In interaction with a recent book by Asef Bayat, I distinguish between revolutionaries for, who have a hard tradition, and who imitate successful revolutions to the point of potentially extinguishing the subjectivity of their own; and revolters against, who do not follow previous examples, and who define themselves by their enemy, risking to leave no trace if their revolution was conquered. In Syria, we have many revolters and few revolutionaries.
That is why Islamists, and Salafists in particular, were more prepared to win the survival struggle in conditions of an all-out war. Indeed, the Syrian revolution served as a proliferation environment for the Salafist-jihadist structure, which strived to reproduce itself wherever it could. The Salafist-jihadist tradition is the Islamic equivalent Marxism-Leninism, premising its revolution similarly on three preconditions: theoretical (Salafism, or literalism), practical (holy war), and organizational (jihadist groups involved in guerrilla warfare). Here, too, the battle is condensed into a hard tradition and living symbols, which completely strips the revolutionary event of its subjectivity in favor of “science,” i.e. the sharia of “the pious predecessors.” Of course, there is a normative difference between the communist and the jihadist content, and intelligence agencies and persecution of the Afghan religious sphere played a formative role in the latter. But what concerns us here is the parallel organizational structures, beliefs and brutalities, the “methods” and “traditions,” and the rigid identities guarded by strict rules of allegiance and disavowal.

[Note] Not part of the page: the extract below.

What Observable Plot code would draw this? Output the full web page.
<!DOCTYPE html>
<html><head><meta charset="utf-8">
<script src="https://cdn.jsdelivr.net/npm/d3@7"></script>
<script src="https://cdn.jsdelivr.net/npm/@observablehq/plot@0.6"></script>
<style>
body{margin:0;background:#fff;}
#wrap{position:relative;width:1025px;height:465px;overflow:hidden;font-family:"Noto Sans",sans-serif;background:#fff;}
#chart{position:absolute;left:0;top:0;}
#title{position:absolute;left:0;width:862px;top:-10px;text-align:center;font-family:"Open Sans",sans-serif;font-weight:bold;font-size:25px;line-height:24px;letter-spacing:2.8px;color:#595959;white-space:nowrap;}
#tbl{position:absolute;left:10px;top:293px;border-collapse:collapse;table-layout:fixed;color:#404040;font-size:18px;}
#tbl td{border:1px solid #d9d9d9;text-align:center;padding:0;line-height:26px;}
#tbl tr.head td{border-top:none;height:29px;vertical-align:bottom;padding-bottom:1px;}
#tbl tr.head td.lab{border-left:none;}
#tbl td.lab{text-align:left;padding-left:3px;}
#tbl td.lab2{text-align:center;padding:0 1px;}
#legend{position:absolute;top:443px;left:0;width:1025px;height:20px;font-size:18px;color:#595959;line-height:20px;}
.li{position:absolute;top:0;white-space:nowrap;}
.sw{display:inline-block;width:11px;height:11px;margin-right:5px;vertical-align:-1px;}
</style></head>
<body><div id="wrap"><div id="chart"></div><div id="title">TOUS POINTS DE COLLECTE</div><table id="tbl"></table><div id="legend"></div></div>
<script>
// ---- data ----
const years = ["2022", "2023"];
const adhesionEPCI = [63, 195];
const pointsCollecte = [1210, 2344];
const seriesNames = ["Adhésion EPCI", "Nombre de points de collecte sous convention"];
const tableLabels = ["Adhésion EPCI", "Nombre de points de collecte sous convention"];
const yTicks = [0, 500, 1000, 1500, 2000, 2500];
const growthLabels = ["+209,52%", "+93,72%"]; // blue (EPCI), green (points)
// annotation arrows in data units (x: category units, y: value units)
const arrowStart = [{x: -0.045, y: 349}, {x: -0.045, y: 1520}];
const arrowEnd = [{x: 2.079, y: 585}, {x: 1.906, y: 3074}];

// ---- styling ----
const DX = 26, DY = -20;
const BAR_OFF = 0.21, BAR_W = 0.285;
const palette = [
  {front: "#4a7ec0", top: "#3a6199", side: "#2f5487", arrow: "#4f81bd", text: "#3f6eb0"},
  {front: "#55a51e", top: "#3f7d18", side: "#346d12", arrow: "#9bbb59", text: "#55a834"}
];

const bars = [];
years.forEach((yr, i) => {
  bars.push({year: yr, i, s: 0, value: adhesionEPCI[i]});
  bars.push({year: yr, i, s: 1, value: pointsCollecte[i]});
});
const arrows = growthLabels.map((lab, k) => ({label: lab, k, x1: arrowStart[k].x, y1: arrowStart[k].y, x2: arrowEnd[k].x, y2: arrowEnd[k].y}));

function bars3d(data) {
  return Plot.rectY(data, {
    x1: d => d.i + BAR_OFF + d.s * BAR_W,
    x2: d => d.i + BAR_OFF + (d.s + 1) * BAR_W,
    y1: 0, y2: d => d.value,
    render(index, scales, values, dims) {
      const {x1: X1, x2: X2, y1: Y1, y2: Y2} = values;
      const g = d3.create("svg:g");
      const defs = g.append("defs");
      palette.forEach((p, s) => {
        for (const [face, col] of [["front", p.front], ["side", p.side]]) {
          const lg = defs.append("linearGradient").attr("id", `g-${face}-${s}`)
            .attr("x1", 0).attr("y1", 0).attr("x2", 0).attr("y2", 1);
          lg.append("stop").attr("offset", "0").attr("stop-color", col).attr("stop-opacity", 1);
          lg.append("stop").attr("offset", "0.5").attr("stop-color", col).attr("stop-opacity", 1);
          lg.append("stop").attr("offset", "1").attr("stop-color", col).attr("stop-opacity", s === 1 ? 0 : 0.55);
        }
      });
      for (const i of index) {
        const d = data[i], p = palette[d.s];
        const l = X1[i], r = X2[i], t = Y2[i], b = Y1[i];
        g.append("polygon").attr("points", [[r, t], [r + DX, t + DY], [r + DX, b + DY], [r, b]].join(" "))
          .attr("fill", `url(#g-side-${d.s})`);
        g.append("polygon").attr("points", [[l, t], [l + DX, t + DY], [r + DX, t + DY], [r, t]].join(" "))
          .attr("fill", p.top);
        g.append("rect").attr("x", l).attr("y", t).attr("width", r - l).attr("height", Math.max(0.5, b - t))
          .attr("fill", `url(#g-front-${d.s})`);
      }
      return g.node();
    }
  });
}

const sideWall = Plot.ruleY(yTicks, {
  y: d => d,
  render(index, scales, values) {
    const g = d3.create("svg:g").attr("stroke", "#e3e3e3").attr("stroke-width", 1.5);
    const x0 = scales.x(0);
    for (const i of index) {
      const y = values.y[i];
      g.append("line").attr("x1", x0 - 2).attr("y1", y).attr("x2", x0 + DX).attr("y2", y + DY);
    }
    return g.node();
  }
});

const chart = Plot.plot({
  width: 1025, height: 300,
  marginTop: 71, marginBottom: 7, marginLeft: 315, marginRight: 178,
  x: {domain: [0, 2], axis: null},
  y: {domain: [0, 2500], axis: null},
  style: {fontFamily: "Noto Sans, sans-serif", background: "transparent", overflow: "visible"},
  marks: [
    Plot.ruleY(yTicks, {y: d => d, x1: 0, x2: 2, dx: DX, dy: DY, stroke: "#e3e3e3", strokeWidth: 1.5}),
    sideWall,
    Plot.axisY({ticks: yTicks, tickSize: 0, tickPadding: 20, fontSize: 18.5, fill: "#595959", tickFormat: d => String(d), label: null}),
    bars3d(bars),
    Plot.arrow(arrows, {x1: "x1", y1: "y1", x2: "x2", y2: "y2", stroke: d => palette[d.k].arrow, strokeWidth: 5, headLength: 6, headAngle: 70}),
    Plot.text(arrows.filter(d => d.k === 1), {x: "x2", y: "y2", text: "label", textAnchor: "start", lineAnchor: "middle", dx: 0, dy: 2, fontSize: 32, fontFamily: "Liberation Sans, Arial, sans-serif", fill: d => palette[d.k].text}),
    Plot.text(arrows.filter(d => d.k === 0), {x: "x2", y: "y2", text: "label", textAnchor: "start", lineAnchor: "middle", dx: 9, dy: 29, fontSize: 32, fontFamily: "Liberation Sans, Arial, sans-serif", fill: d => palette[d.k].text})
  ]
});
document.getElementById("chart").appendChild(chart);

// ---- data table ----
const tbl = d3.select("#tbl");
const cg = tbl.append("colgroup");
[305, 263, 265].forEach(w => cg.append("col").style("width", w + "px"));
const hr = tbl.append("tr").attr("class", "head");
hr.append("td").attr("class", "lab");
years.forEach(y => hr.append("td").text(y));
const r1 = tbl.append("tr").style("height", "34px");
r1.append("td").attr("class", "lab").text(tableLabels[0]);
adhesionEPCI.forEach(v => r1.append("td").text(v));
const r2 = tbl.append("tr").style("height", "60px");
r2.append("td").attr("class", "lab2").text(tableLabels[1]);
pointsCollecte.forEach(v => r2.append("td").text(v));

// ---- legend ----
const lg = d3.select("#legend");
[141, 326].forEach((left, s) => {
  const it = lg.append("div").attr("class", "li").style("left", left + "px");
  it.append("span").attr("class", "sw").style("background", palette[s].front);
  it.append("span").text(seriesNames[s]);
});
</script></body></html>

There is an Arab revolutionary tradition that took shape in the past decade, and it is our belonging to it that draws us to the new wave of revolutions in Lebanon, Iraq, Sudan and Algeria, as well as the protests of Hong Kong, France and others. However, it is more fitting to speak of a “soft tradition” or a revolutionary “legacy” with which to consult and acquaint ourselves. It seems that successful revolutions leave behind hard traditions and strict models to be emulated, whereas failed revolutions leave experiences, stories, and debates; lessons to be learnt and cautions to be heeded.
Consequently, it is necessary to revise what we mean by success or failure as far as revolutions are concerned. We may even think that every revolution is multiple revolutions, some succeed and some fail. What has failed in particular was political change, which would have changed the country’s political and psychological climate and triggered different social and political dynamics. In fact, the multiplicity of the revolution calls for scrutinizing the very notion of the end of revolutions.
Revolutions are learning curves, episodes of the larger process constituting the revolutionary legacy or the soft revolutionary tradition. We already have a revolutionary memory, and we have learned valuable lessons and morals that will serve a vital role in the coming years. Indeed, what we have now and what has already been achieved is foundational and goes beyond stories and anecdotes:
Above all, we gained back our right to speech, breaking forever the previous monopoly by the regime and its allies.
In addition, a revolution of subjectivities has notably taken place, allowing a large number of liberated individuals to reclaim their destinies and manage their own affairs.
A violation of taboos, furthermore, has been expansive and widely expressed, whether in relation to religion, sex, or gender roles, let alone a constant and now normalized violation of political power, which had been the strongest of taboos and an incubator of all others.
Finally, the experience of exile can be a significant starting point for new ideas and distinct sensibilities.
There are things in the Syrian revolution that ended years ago, perhaps two years into the revolution or even earlier, but other things go on. The revolution is resumable today and tomorrow as far as other revolutions and shifts in our spheres of actions continue to happen.